The master said, on this: 'He is noble, but is not in his correct place; he is on high, but there are no people to acknowledge him; there is a man of virtue and ability below, but he will not assist him. Hence whatever movement he may make will give occasion for repentance.'

VIII - 10
Hexagram 60: - Restraint, bottom nine:
Chien 'He does not quit the courtyard before his door; there will be no occasion for blame'.

The master said, on this: 'Where disorder arises, it will be found that speech was the stepping-stone to it. If a ruler does not keep secret his deliberations with his minister, he will lose that minister.

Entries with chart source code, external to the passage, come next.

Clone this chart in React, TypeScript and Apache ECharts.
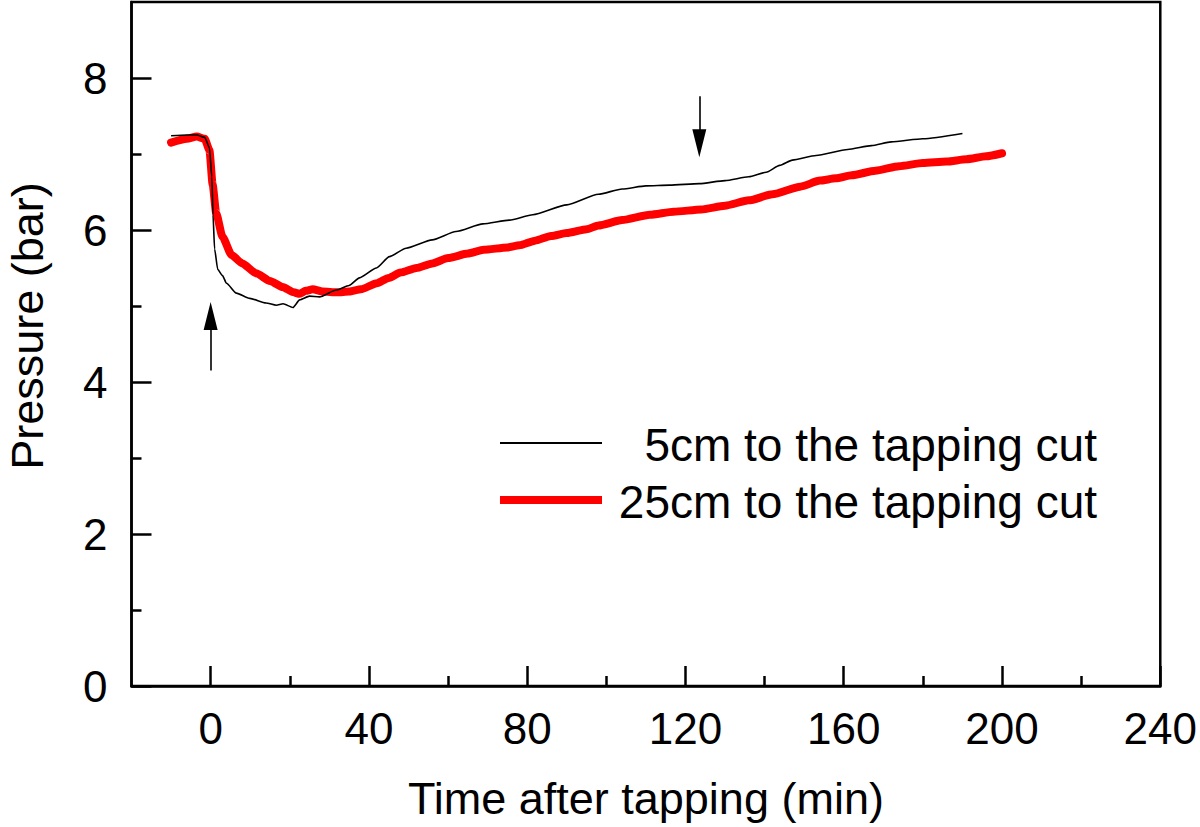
import React, { useEffect, useRef } from "react";
import * as echarts from "echarts";

// ---- data ----
const time5cm = [-10, -6, -3.5, -1.5, -0.3, 0.3, 0.6, 1.0, 1.8, 3, 4, 6.5, 9.9, 14, 16.6, 18.3, 20.8, 22.5, 25, 27.5, 31.8, 35, 37.6, 41.9, 45.2, 49.4, 56, 62, 68.8, 75.5, 81.4, 90, 98, 104, 110, 116, 123.5, 130, 136, 140.4, 143.8, 147, 153, 161, 167, 172, 180, 190];
const pressure5cm = [7.24, 7.25, 7.25, 7.22, 7.08, 6.7, 6.2, 5.75, 5.48, 5.4, 5.3, 5.17, 5.1, 5.04, 5.01, 5.03, 4.98, 5.08, 5.13, 5.12, 5.21, 5.27, 5.37, 5.5, 5.65, 5.76, 5.87, 5.98, 6.08, 6.13, 6.2, 6.33, 6.47, 6.54, 6.58, 6.59, 6.61, 6.65, 6.7, 6.76, 6.85, 6.92, 6.98, 7.06, 7.11, 7.16, 7.2, 7.27];

const time25cm = [-10, -6, -3.5, -1.5, -0.3, 0.5, 1.4, 3, 5.3, 8, 11.5, 15, 18.2, 21, 22.5, 24, 25.8, 28.3, 32, 35, 38, 42, 45, 48, 52, 56, 60, 65, 69, 75, 78, 82, 86, 90, 95, 98, 104, 111, 117, 124, 130, 136, 142, 149, 154, 158, 162, 168, 174, 180, 186, 191, 196, 200];
const pressure25cm = [7.15, 7.2, 7.23, 7.2, 7.05, 6.6, 6.22, 5.91, 5.67, 5.56, 5.43, 5.33, 5.25, 5.18, 5.16, 5.2, 5.22, 5.19, 5.18, 5.19, 5.22, 5.3, 5.37, 5.44, 5.5, 5.56, 5.63, 5.69, 5.74, 5.77, 5.8, 5.86, 5.92, 5.96, 6.01, 6.06, 6.13, 6.2, 6.24, 6.27, 6.32, 6.39, 6.47, 6.57, 6.65, 6.68, 6.72, 6.78, 6.84, 6.88, 6.9, 6.93, 6.97, 7.01];

const seriesNames = ["5cm to the tapping cut", "25cm to the tapping cut"];

const xMajorTicks = [0, 40, 80, 120, 160, 200, 240];
const xMinorTicks = [20, 60, 100, 140, 180, 220];
const yMajorTicks = [0, 2, 4, 6, 8];
const yMinorTicks = [1, 3, 5, 7];

// arrows: [start, end] (end = arrow-head centre)
const upArrow = [[0, 4.15], [0, 4.87]];
const downArrow = [[123.5, 7.76], [123.5, 7.14]];

const FONT = "'Liberation Sans', Arial, Helvetica, sans-serif";

function zip(xs: number[], ys: number[]) {
  return xs.map((x, i) => [x, ys[i]]);
}

export default function App() {
  const ref = useRef<HTMLDivElement>(null);
  useEffect(() => {
    if (!ref.current) return;
    const chart = echarts.init(ref.current, undefined, { renderer: "svg" });
    const axisLine = { show: true, onZero: false, lineStyle: { color: "#000", width: 2.5 } };
    const hiddenLine = { show: false, onZero: false };
    chart.setOption({
      animation: false,
      backgroundColor: "#fff",
      grid: {
        left: 131.5,
        top: 2,
        right: 39,
        bottom: 141,
        show: true,
        borderColor: "#000",
        borderWidth: 2.5,
        backgroundColor: "transparent",
      },
      xAxis: [
        {
          type: "value",
          min: -20,
          max: 240,
          position: "bottom",
          axisLine,
          splitLine: { show: false },
          name: "Time after tapping (min)",
          nameLocation: "middle",
          nameGap: 90,
          nameTextStyle: { fontFamily: FONT, fontSize: 45, color: "#000" },
          axisTick: {
            show: true,
            inside: true,
            length: 20,
            customValues: xMajorTicks,
            lineStyle: { color: "#000", width: 2.5 },
          },
          axisLabel: {
            show: true,
            customValues: xMajorTicks,
            margin: 20,
            fontFamily: FONT,
            fontSize: 44,
            color: "#000",
          },
        },
        {
          type: "value",
          min: -20,
          max: 240,
          position: "bottom",
          axisLine: hiddenLine,
          splitLine: { show: false },
          axisTick: {
            show: true,
            inside: true,
            length: 10,
            customValues: xMinorTicks,
            lineStyle: { color: "#000", width: 2.5 },
          },
          axisLabel: { show: false },
        },
      ],
      yAxis: [
        {
          type: "value",
          min: 0,
          max: 9,
          position: "left",
          axisLine,
          splitLine: { show: false },
          axisTick: {
            show: true,
            inside: true,
            length: 20,
            customValues: yMajorTicks,
            lineStyle: { color: "#000", width: 2.5 },
          },
          axisLabel: {
            show: true,
            customValues: yMajorTicks,
            margin: 24,
            fontFamily: FONT,
            fontSize: 44,
            color: "#000",
          },
        },
        {
          type: "value",
          min: 0,
          max: 9,
          position: "left",
          axisLine: hiddenLine,
          splitLine: { show: false },
          axisTick: {
            show: true,
            inside: true,
            length: 10,
            customValues: yMinorTicks,
            lineStyle: { color: "#000", width: 2.5 },
          },
          axisLabel: { show: false },
        },
      ],
      series: [
        {
          name: seriesNames[0],
          type: "line",
          data: zip(time5cm, pressure5cm),
          showSymbol: false,
          symbol: "none",
          smooth: 0.2,
          smoothMonotone: "x",
          lineStyle: { color: "#000", width: 1.6 },
          z: 3,
          markLine: {
            silent: true,
            symbol: ["none", "triangle"],
            symbolSize: [14, 28],
            label: { show: false },
            lineStyle: { color: "#000", width: 1.6, type: "solid" },
            itemStyle: { color: "#000" },
            data: [
              [{ coord: upArrow[0] }, { coord: upArrow[1] }],
              [{ coord: downArrow[0] }, { coord: downArrow[1] }],
            ],
          },
        },
        {
          name: seriesNames[1],
          type: "line",
          data: zip(time25cm, pressure25cm),
          showSymbol: false,
          symbol: "none",
          smooth: 0.2,
          smoothMonotone: "x",
          lineStyle: { color: "#ff0000", width: 8, cap: "round", join: "round" },
          z: 2,
        },
      ],
      graphic: [
        {
          type: "text",
          x: 27,
          y: 326,
          rotation: Math.PI / 2,
          style: {
            text: "Pressure (bar)",
            font: `45px ${FONT}`,
            fill: "#000",
            align: "center",
            verticalAlign: "middle",
          },
        },
        {
          type: "line",
          shape: { x1: 500, y1: 443, x2: 602, y2: 443 },
          style: { stroke: "#000", lineWidth: 2 },
        },
        {
          type: "line",
          shape: { x1: 500, y1: 500, x2: 602, y2: 500 },
          style: { stroke: "#ff0000", lineWidth: 8 },
        },
        {
          type: "text",
          x: 1097,
          y: 445,
          style: {
            text: seriesNames[0],
            font: `46px ${FONT}`,
            fill: "#000",
            align: "right",
            verticalAlign: "middle",
          },
        },
        {
          type: "text",
          x: 1097,
          y: 502,
          style: {
            text: seriesNames[1],
            font: `46px ${FONT}`,
            fill: "#000",
            align: "right",
            verticalAlign: "middle",
          },
        },
      ],
    });
    return () => chart.dispose();
  }, []);
  return (
    <div
      ref={ref}
      style={{ position: "fixed", left: 0, top: 0, width: 1200, height: 827 }}
    />
  );
}
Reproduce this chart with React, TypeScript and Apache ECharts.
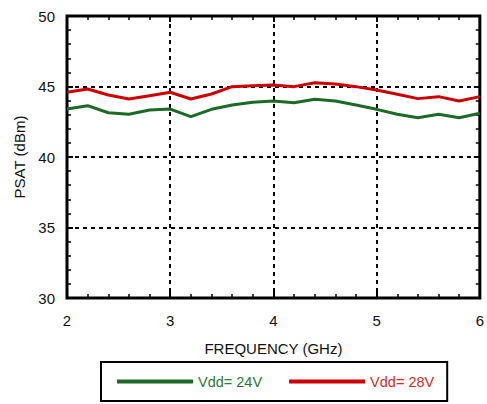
import React, { useEffect, useRef } from "react";
import * as echarts from "echarts";

const freq = [2.0, 2.2, 2.4, 2.6, 2.8, 3.0, 3.2, 3.4, 3.6, 3.8, 4.0, 4.2, 4.4, 4.6, 4.8, 5.0, 5.2, 5.4, 5.6, 5.8, 6.0];
const vdd24 = [43.4, 43.64, 43.14, 43.03, 43.33, 43.4, 42.86, 43.38, 43.69, 43.88, 43.97, 43.85, 44.09, 43.97, 43.69, 43.38, 43.03, 42.79, 43.03, 42.79, 43.1];
const vdd28 = [44.59, 44.82, 44.4, 44.11, 44.35, 44.59, 44.11, 44.47, 44.99, 45.05, 45.1, 44.99, 45.27, 45.18, 44.99, 44.75, 44.45, 44.14, 44.28, 43.97, 44.28];
const seriesNames = ["Vdd= 24V", "Vdd= 28V"];
const lineColors = ["#1b6b27", "#cc0000"];
const textColors = ["#2a7a34", "#d42a2a"];

const FONT = "Liberation Sans, Arial, Helvetica, sans-serif";

export default function App() {
  const ref = useRef<HTMLDivElement>(null);
  useEffect(() => {
    if (!ref.current) return;
    document.body.style.margin = "0";
    document.body.style.overflow = "hidden";
    const chart = echarts.init(ref.current, undefined, { renderer: "svg" });
    const dashed = { show: true, lineStyle: { color: "#000", width: 2, type: [4, 4] as any } };
    const hiddenAxisCommon = {
      axisLabel: { show: false },
      splitLine: { show: false },
      axisLine: { show: false },
    };
    chart.setOption({
      animation: false,
      textStyle: { fontFamily: FONT },
      grid: {
        left: 67, top: 16, right: 3, bottom: 106,
        show: true, borderColor: "#000", borderWidth: 3, backgroundColor: "transparent",
      },
      legend: {
        left: 101, top: 362,
        padding: [12, 13, 12, 16],
        borderColor: "#000", borderWidth: 2,
        itemWidth: 76, itemHeight: 4, itemGap: 27,
        icon: "rect",
        textStyle: { fontSize: 14.5, fontFamily: FONT },
        data: seriesNames.map((n, i) => ({ name: n, textStyle: { color: textColors[i] } })),
      },
      xAxis: [
        {
          type: "value", min: 2, max: 6, interval: 1,
          name: "FREQUENCY (GHz)", nameLocation: "middle", nameGap: 43,
          nameTextStyle: { fontSize: 15, color: "#111", fontFamily: FONT },
          axisLine: { show: false },
          axisTick: { show: true, inside: true, length: 6, lineStyle: { color: "#000", width: 2 } },
          minorTick: { show: true, splitNumber: 5, length: 4, lineStyle: { color: "#000", width: 1.5 } },
          axisLabel: { fontSize: 15, color: "#111", margin: 15, fontFamily: FONT },
          splitLine: dashed,
        },
        {
          type: "value", min: 2, max: 6, interval: 1, position: "top",
          ...hiddenAxisCommon,
          axisTick: { show: true, inside: true, length: 6, lineStyle: { color: "#000", width: 2 } },
          minorTick: { show: true, splitNumber: 5, length: 4, lineStyle: { color: "#000", width: 1.5 } },
        },
      ],
      yAxis: [
        {
          type: "value", min: 30, max: 50, interval: 5,
          name: "PSAT (dBm)", nameLocation: "middle", nameGap: 38,
          nameTextStyle: { fontSize: 15, color: "#111", fontFamily: FONT },
          axisLine: { show: false },
          axisTick: { show: true, inside: true, length: 6, lineStyle: { color: "#000", width: 2 } },
          minorTick: { show: true, splitNumber: 5, length: 4, lineStyle: { color: "#000", width: 1.5 } },
          axisLabel: { fontSize: 15, color: "#111", margin: 12, fontFamily: FONT },
          splitLine: dashed,
        },
        {
          type: "value", min: 30, max: 50, interval: 5, position: "right",
          ...hiddenAxisCommon,
          axisTick: { show: true, inside: true, length: 6, lineStyle: { color: "#000", width: 2 } },
          minorTick: { show: true, splitNumber: 5, length: 4, lineStyle: { color: "#000", width: 1.5 } },
        },
      ],
      series: [vdd24, vdd28].map((vals, i) => ({
        name: seriesNames[i],
        type: "line",
        data: freq.map((f, j) => [f, vals[j]]),
        showSymbol: false,
        symbol: "none",
        lineStyle: { color: lineColors[i], width: 3 },
        itemStyle: { color: lineColors[i] },
        z: 3,
      })),
    });
    return () => chart.dispose();
  }, []);
  return <div ref={ref} style={{ position: "absolute", left: 0, top: 0, width: 487, height: 404 }} />;
}
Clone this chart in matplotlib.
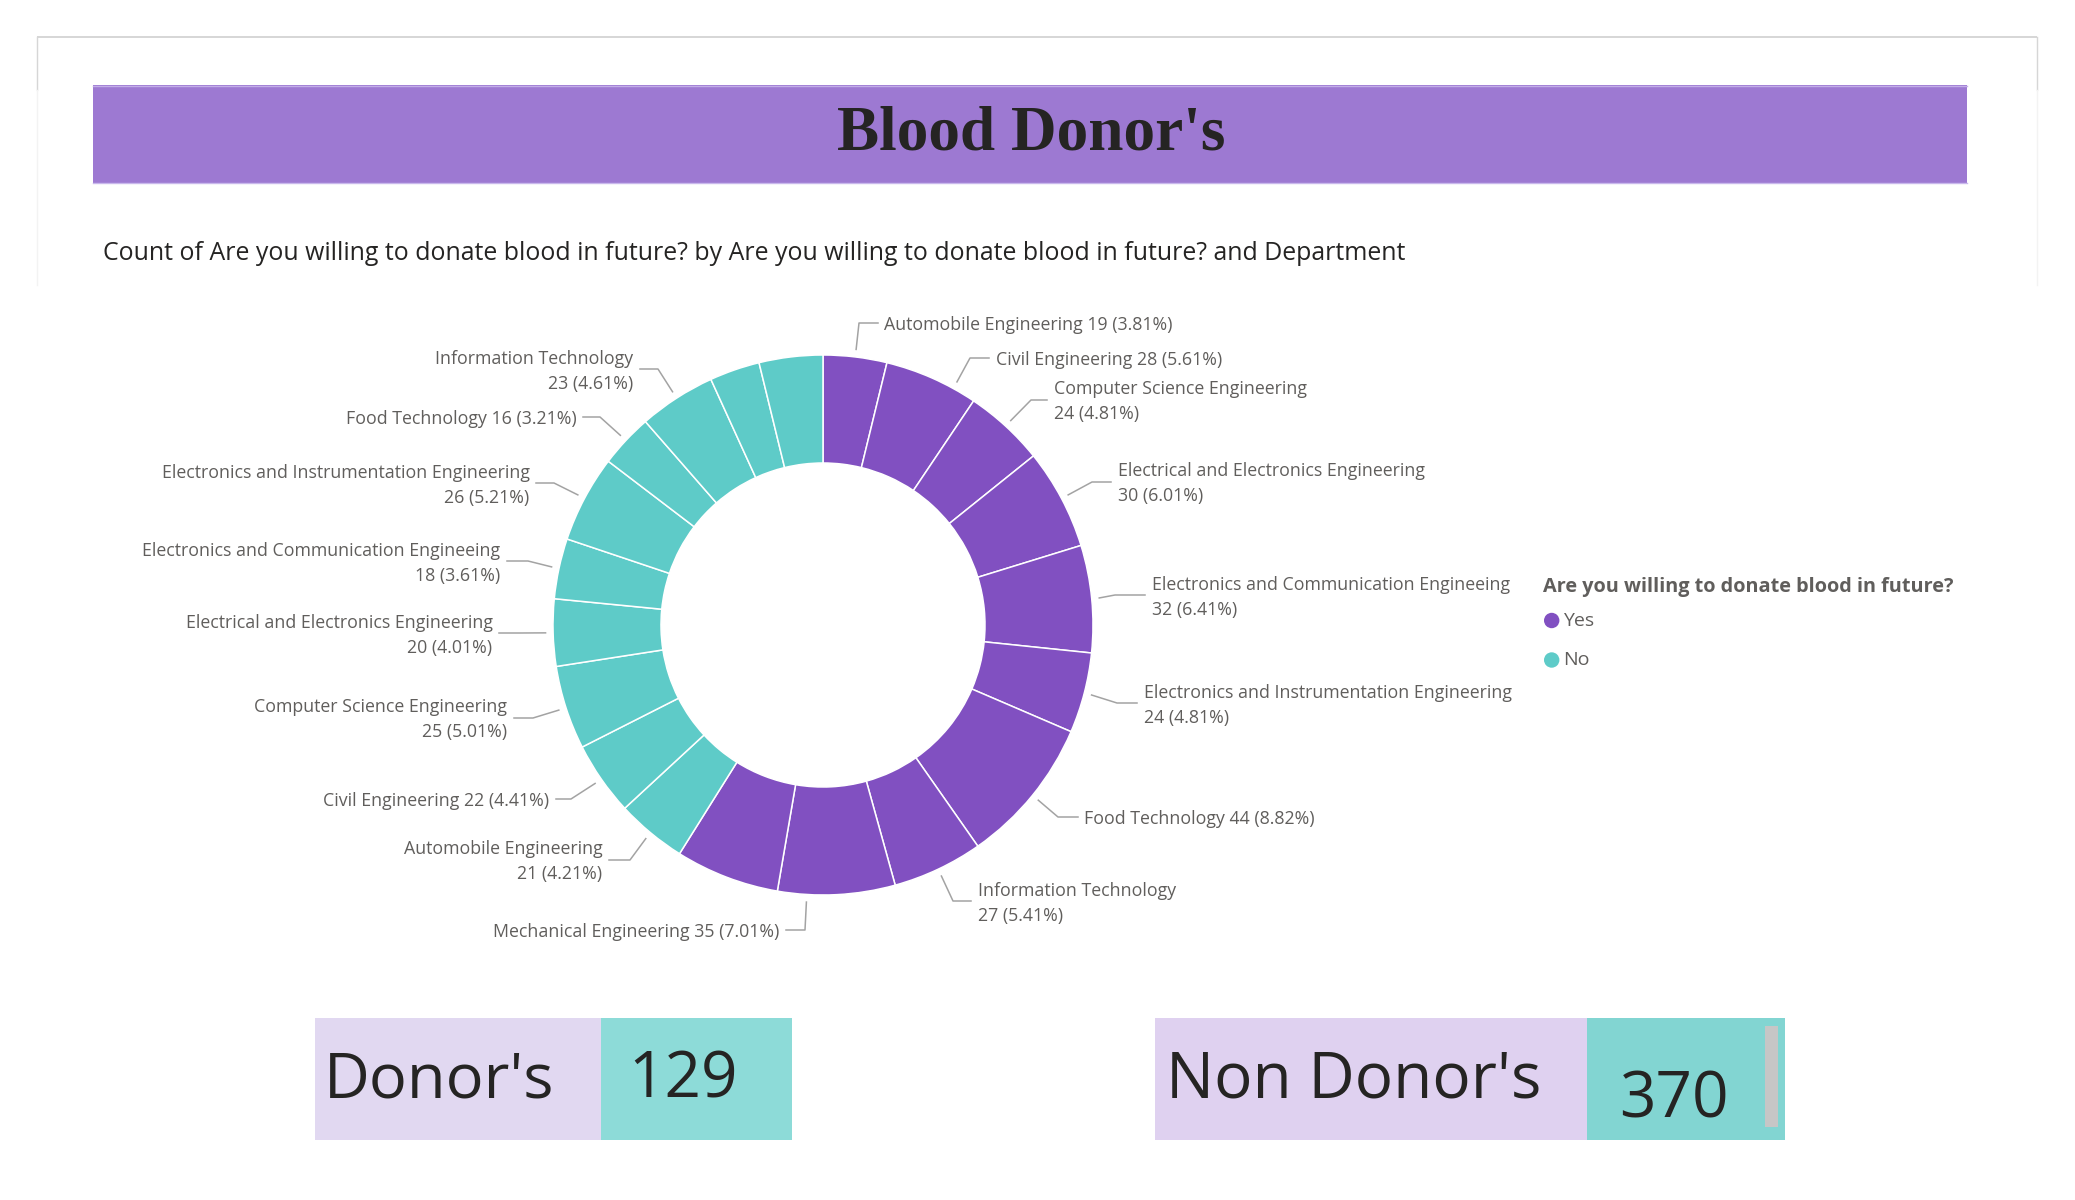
import math
import matplotlib
matplotlib.use("Agg")
import matplotlib.pyplot as plt
from matplotlib.patches import Rectangle, Circle

# ---------------- data ----------------
departments = [
    "Automobile Engineering",
    "Civil Engineering",
    "Computer Science Engineering",
    "Electrical and Electronics Engineering",
    "Electronics and Communication Engineeing",
    "Electronics and Instrumentation Engineering",
    "Food Technology",
    "Information Technology",
    "Mechanical Engineering",
    "Other",
]
series = ["Yes", "No"]
yes_counts = [19, 28, 24, 30, 32, 24, 44, 27, 35, 31]
no_counts = [21, 22, 25, 20, 18, 26, 16, 23, 15, 19]
donor_count = 129
non_donor_count = 370
title_text = "Blood Donor's"
subtitle_text = ("Count of Are you willing to donate blood in future? by "
                 "Are you willing to donate blood in future? and Department")
legend_title = "Are you willing to donate blood in future?"

# ---------------- style / layout ----------------
PURPLE = "#8150C1"
TEAL = "#5ECBC8"
LABEL_GRAY = "#605E5C"
LEADER_GRAY = "#A3A3A3"
DARK = "#252423"
LABEL_FS = 12.75

plt.rcParams['font.family'] = ['Open Sans', 'DejaVu Sans']

W, H = 2075, 1200
# slice index -> (elbow_x, line_y, end_x, wrap, clockwise position of leader within wedge)
LABEL_LAYOUT = {
    0: (859, 323, 878, False, 0.5),
    1: (970, 358, 989, False, 0.75),
    2: (1031, 400, 1047, True, 0.5),
    3: (1092, 482, 1111, True, 0.5),
    4: (1115, 595, 1145, True, 0.5),
    5: (1117, 703, 1137, True, 0.5),
    6: (1058, 817, 1078, False, 0.5),
    7: (953, 901, 971, True, 0.5),
    8: (805, 930, 786, False, 0.75),
    10: (630, 860, 609, True, 0.5),
    11: (571, 799, 556, False, 0.5),
    12: (533, 718, 514, True, 0.5),
    13: (520, 633, 499, True, 0.5),
    14: (528, 561, 507, True, 0.5),
    15: (554, 483, 536, True, 0.5),
    16: (600, 417, 583, False, 0.5),
    17: (658, 369, 640, True, 0.5),
}

fig = plt.figure(figsize=(W / 100, H / 100), dpi=100)
bg = fig.add_axes([0, 0, 1, 1])
bg.set_xlim(0, W)
bg.set_ylim(H, 0)
bg.axis('off')

# card border
bg.plot([37, 2037], [37, 37], color="#CFCFCF", lw=1.2, solid_capstyle='butt')
for xx in (37, 2037):
    bg.plot([xx, xx], [37, 90], color="#D6D6D6", lw=1.0)
    bg.plot([xx, xx], [90, 285], color="#F3F3F3", lw=1.0)

# title band
bg.add_patch(Rectangle((93, 85), 1874, 98, facecolor="#9D79D2", edgecolor="none"))
bg.plot([93, 1967], [85.5, 85.5], color="#C3AEE8", lw=1.0)
bg.plot([93, 1967], [182.5, 182.5], color="#C9B8EC", lw=1.0)
bg.text(1031, 149, title_text, ha='center', va='baseline', fontsize=45.5,
        fontweight='bold', family=['Liberation Serif', 'DejaVu Serif'], color=DARK)

# subtitle
bg.text(103, 253, subtitle_text, ha='left', va='center', fontsize=17.9,
        fontweight='medium', color=DARK)

# ---------------- donut ----------------
cx, cy, R = 823, 625, 270
dax = fig.add_axes([(cx - R) / W, (H - cy - R) / H, 2 * R / W, 2 * R / H])
values = yes_counts + no_counts
colors = [PURPLE] * len(yes_counts) + [TEAL] * len(no_counts)
wedges, _ = dax.pie(values, colors=colors, startangle=90, counterclock=False,
                    radius=1.0, wedgeprops=dict(width=0.4, edgecolor='white', linewidth=1.1))
dax.set_xlim(-1, 1)
dax.set_ylim(-1, 1)
dax.axis('off')

total = sum(values)
names = departments + departments
to_bg = bg.transData.inverted()
for idx, lay in LABEL_LAYOUT.items():
    ex, ly, endx, wrap, frac = lay
    w = wedges[idx]
    # slices run clockwise: from theta2 down to theta1
    ang = math.radians(w.theta2 - (w.theta2 - w.theta1) * frac)
    p = dax.transData.transform((1.028 * math.cos(ang), 1.028 * math.sin(ang)))
    sx, sy = to_bg.transform(p)
    bg.plot([sx, ex, endx], [sy, ly, ly], color=LEADER_GRAY, lw=1.1)
    v = values[idx]
    pct = v / total * 100
    right = endx > ex
    tx = endx + 6.5 if right else endx - 6.5
    ha = 'left' if right else 'right'
    if wrap:
        bg.text(tx, ly - 10.5, names[idx], ha=ha, va='center', fontsize=LABEL_FS, color=LABEL_GRAY)
        bg.text(tx, ly + 14.5, f"{v} ({pct:.2f}%)", ha=ha, va='center', fontsize=LABEL_FS,
                color=LABEL_GRAY)
    else:
        bg.text(tx, ly + 2, f"{names[idx]} {v} ({pct:.2f}%)", ha=ha, va='center',
                fontsize=LABEL_FS, color=LABEL_GRAY)

# ---------------- legend ----------------
bg.text(1543, 587, legend_title, ha='left', va='center', fontsize=14.3,
        fontweight='bold', color=LABEL_GRAY)
for name, col, yy in zip(series, [PURPLE, TEAL], [620.5, 660]):
    bg.add_patch(Circle((1551.7, yy), 7.7, facecolor=col, edgecolor='none'))
    bg.text(1563, yy, name, ha='left', va='center', fontsize=14, color=LABEL_GRAY)

# ---------------- cards ----------------
bg.add_patch(Rectangle((315, 1018), 286, 122, facecolor="#E1D8F1", edgecolor='none'))
bg.add_patch(Rectangle((601, 1018), 191, 122, facecolor="#8DDBD8", edgecolor='none'))
bg.add_patch(Rectangle((1155, 1018), 432, 122, facecolor="#DFD1F0", edgecolor='none'))
bg.add_patch(Rectangle((1587, 1018), 198, 122, facecolor="#82D5D2", edgecolor='none'))
bg.add_patch(Rectangle((1765, 1026), 13, 101, facecolor="#C6C6C6", edgecolor='none'))

bg.text(324, 1098, "Donor's", ha='left', va='baseline', fontsize=45.5, color=DARK)
bg.text(628, 1098, f"{donor_count}", ha='left', va='baseline', fontsize=46, color=DARK)
bg.text(1166, 1098, "Non Donor's", ha='left', va='baseline', fontsize=46, color=DARK)
bg.text(1619, 1117, f"{non_donor_count}", ha='left', va='baseline', fontsize=46, color=DARK)

fig.savefig("out.png", dpi=100)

If a minister does not keep secret his deliberations with his ruler, he will lose his life. If important matters in the germ be not kept secret, that will be injurious to their accomplishment. Therefore the superior man is careful to maintain secrecy, and does not allow himself to speak'.

VIII - 11
Hexagram 40: Hsieh - Deliverance, six in the third place:
'Showing a porter with his burden, yet riding in a carriage. He will only tempt robbers to attack him. However firm and correct he may try to be, there will be cause for regret'.

The master said: 'The makers of the I may be said to have known the philosophy of robbery. The I says: 'Here is a burden-bearer, and yet rides in a carriage, thereby exciting robbers to attack him'. Burden-bearing is the business of a small man. A carriage is the vehicle of a gentleman. When a small man rides in the vehicle of a gentleman, robbers will think of taking it from him. Insolent to those above him, and oppressive to those below, robbers will wish to attack him. Careless laying up of things excites to robbery as a woman's adorning herself excites to lust. What the I says about the burden-bearer's riding a carriage, and exciting robbers to attack him, shows how robbery is called out'.